The Shulchan Aruch deals only with current and practical laws and although the Christian church is not deemed idolatrous, nevertheless there are definite and current laws of avoiding too close a contact with church buildings. The Shulchan Aruch and the Tur sum up the law that a Jew may not even enter a church or stand within four cubits of its door(cf. especially the citation of Rabad in Tur, Yore Deah 142). Of course we do not feel that way at all today and we enter churches without hesitation for occasional joint services or for the weddings or the funerals of friends. But in the light of the former avoidance of the church building in the Jewish past, it would certainly be a shock to general Jewish consciousness if Jewish synagogue membere were expected every week, or many times a week, to come for Jewish worship to the building where non- Jewish worship is regularly held. The fact that Unitarians are not Trinitarians is as irrelevant as if this were a Mohammedan mosque, which is also Unitarian. It is a place of non-Jewish worship and to make it a Jewish religious requirement to enter it regularly is certainly contrary to Jewish feeling.

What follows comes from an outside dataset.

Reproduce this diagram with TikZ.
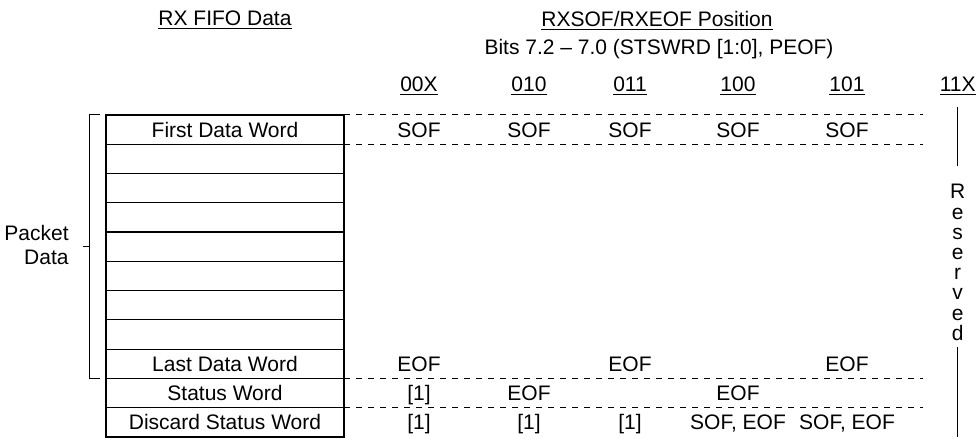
\documentclass[tikz,border=0pt]{standalone}
\usepackage{fontspec}
\setmainfont{Liberation Sans}
\usetikzlibrary{calc}
\tikzset{fifo/.style = {draw, line width=0.6pt, minimum width=119pt, minimum height=14.635pt,
                        inner sep=0pt, outer sep=0pt},
         cell/.style = {inner sep=0pt, text height=7.5pt, text depth=0pt},
         head/.style = {anchor=base, inner sep=0pt},
         dashline/.style = {line width=0.5pt, dash pattern=on 3pt off 3pt}}

\begin{document}
\begin{tikzpicture}[x=0.5pt, y=-0.5pt, font=\fontsize{10.5}{12}\selectfont]
  \useasboundingbox (0, 0) rectangle (979, 438);

  \node [head] (fifohead) at (225, 25.7) {\underline{RX FIFO Data}};
  \node [head] (poshead) at (657, 26.5) {\underline{RXSOF/RXEOF Position}};
  \node [head] (bitshead) at (659, 55) {Bits 7.2 -- 7.0 (STSWRD [1:0], PEOF)};
  \foreach \x/\c [count=\i] in {419/00X, 529/010, 630/011, 738/100, 847/101, 957.7/11X}
    \node [head] (col\i) at (\x, 91.7) {\underline{\c}};

  % fifo words
  \foreach \t [count=\i] in {First Data Word, {}, {}, {}, {}, {}, {}, {}, Last Data Word, Status Word, Discard Status Word}
    \node [fifo] (row\i) at (225, {115 + (\i - 0.5)*29.27}) {\t};
  \draw [line width=1pt] (row1.north west) rectangle (row11.south east);

  % packet bracket
  \draw [line width=0.5pt] ([xshift=-3.25pt]row1.north west) -- ++(-5pt, 0) coordinate (btop)
        -- (btop |- row9.south west) coordinate (bbot) -- ++(5pt, 0);
  \node [align=right, anchor=east, inner sep=0pt] (packet) at (69, 245) {Packet\\Data};
  \draw [line width=0.5pt] ($(btop)!0.5!(bbot)$) -- ++(-3.5pt, 0);

  \coordinate (dend) at (923, 0);
  \foreach \r/\a in {1/north, 1/south, 10/north, 10/south}
    \draw [dashline] (row\r.\a -| row\r.east) -- (row\r.\a -| dend);

  \foreach \r/\c/\t [count=\i] in {1/1/SOF, 1/2/SOF, 1/3/SOF, 1/4/SOF, 1/5/SOF,
                                  9/1/EOF, 9/3/EOF, 9/5/EOF,
                                  10/1/[1], 10/2/EOF, 10/4/EOF,
                                  11/1/[1], 11/2/[1], 11/3/[1], 11/4/{SOF, EOF}, 11/5/{SOF, EOF}}
    \node [cell] (lbl\i) at (col\c |- row\r) {\t};

  % reserved column
  \node [inner sep=0pt, align=center, font=\fontsize{10.5}{10.1}\selectfont] (rsv) at (957.7, 262.5)
        {R\\e\\s\\e\\r\\v\\e\\d};
  \coordinate (rtop) at (957.7, 107);
  \draw [line width=0.6pt] (rtop) -- ([yshift=9pt]rsv.north);
  \draw [line width=0.6pt] ([yshift=-3pt]rsv.south) -- (rsv |- row11.south);
\end{tikzpicture}
\end{document}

Besides, the very fact that it is Unitarian and not Trinitarian should cause us to hesitate even more. There are a number of Jews who leave Judaism and find it easier to become Unitarians than Trinitarians. There are a number of mixed marriages in which the Jewish partner not wishing to have a Protestant pastor or Catholic priest officiate, will purposely choose a Unitarian minister. It is certainly unwise, therefore, and even dangerous on our part, so to blur the distinction between Judaism and Unitarians, as this suggested proposal would do, and thus tend to encourage these unfortunate defections from our faith and our people.

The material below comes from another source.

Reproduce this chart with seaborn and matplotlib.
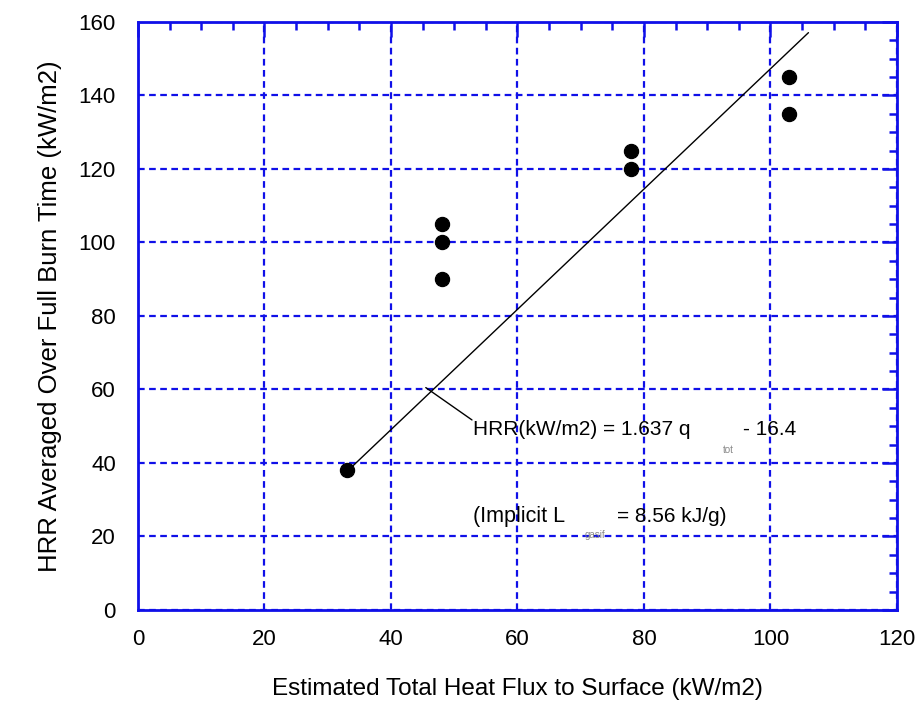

If it were understood that the building was definitely a synagogue and that the Unitarians were our guests who would occasionally be permitted to have services there, it would be acceptable; but if Unitarian services are regularly held in this building, what would happen on Easter when it coincides with Passover, or at Christmas when it happens to coincide with Chanukah? To whom would the auditorium belong? Even if the Easter service which would be largely attended occurred in another room, would that be a desirable situation? Clearly the whole arrangement, which tends to declare publicly that these two forms of worship are not particularly different from each other, would be a definite loss for Judaism.

Let the community do as all Jewish communities have done for two thousand years. Let it build its own synagogue, no matter how humble, which may become our own sanctuary, dedicated to our worship and to our fellowship.